In many respects, the Great Recession and its aftermath — which we are still experiencing — were foreshadowed by the Great Depression of the 1930s. Then as now, many Americans’ faith in freedom was severely shaken, allowing the unscrupulous FDR to foist the New Deal, with all of its new and unconstitutional regulations, on an impoverished, desperate, unresisting electorate. It was the FDR era that brought about many of the first examples of Big Government control — federal gun laws, federal regulation of banks and financial markets, fiat money, Big Government make-work programs, Social Security, and federal welfare — that remain features of the American Nanny State to this day. It was the New Deal era, in fact, when America really began her long flirtation with socialism — flirtation that is now turning into a full-blown romance.
Sanders is right when he insists that the New Deal (as well as other Big Government schemes, such as Johnson’s Great Society, that have built upon it) is in fact socialism. He is also partly correct in pointing out that FDR’s famous “four freedoms” — freedom of speech, freedom of worship, freedom from want, and freedom from fear — meet with socialism’s stamp of approval. While the first two originated long before socialist theory, and were heartily approved of by the Founders, the latter two are purely socialist innovations. It is, after all, impossible to guarantee freedom from want and freedom from fear without compelling others to provide those goods. “Freedom from want” and “freedom from fear” are thus no different from other faux freedoms and rights promised by socialists, such as the “right” to medical care and employment.

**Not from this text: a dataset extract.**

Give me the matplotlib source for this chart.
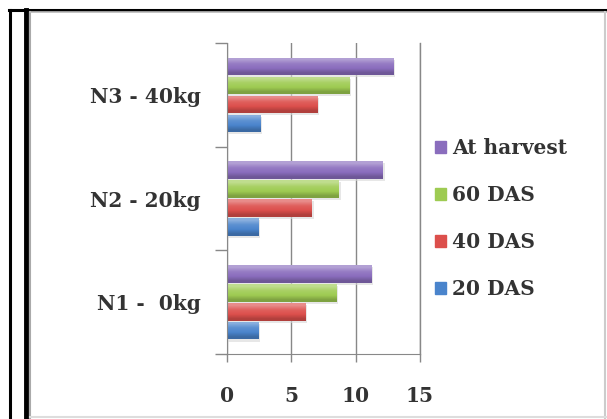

The dreary truth is that America has been a partly socialist country since the early 20th century, even though the likes of FDR (and most Democratic politicians since) have been loath to call socialism by its real name. Not only that, socialism is no longer the guiding philosophy of “liberal Democrats” only; nearly all modern Republican politicians openly promote programs and institutions, such as Social Security, Medicare, and the Federal Reserve system, that are socialist. Only a very few Republicans in Washington have the courage to oppose socialism on principle, while all Democrats, whether “moderate” or “radical,” are died-in-the-wool socialists by conviction.
The difference between Hillary Clinton and her rival from the Green Mountain State is one of style alone; in substance both are hard-core socialists. Among the Republicans vying for the chance to oppose them in the general election, only a couple are not at least milquetoast socialists, with the majority (including all the GOP establishment preferences, such as Jeb Bush and Chris Christie, as well as The Donald himself) unapologetically socialist in supporting the likes of the Fed, corporate welfare, and cherished “entitlement” programs that Americans allegedly cannot live without.
Thus the Sanders campaign is not so much about whether America is ready for socialism. It is about whether Americans are ready to be honest enough with themselves to call it by its real name — and perhaps, after generations of flirtation and romance with the arch foe of freedom — to finally call off the engagement.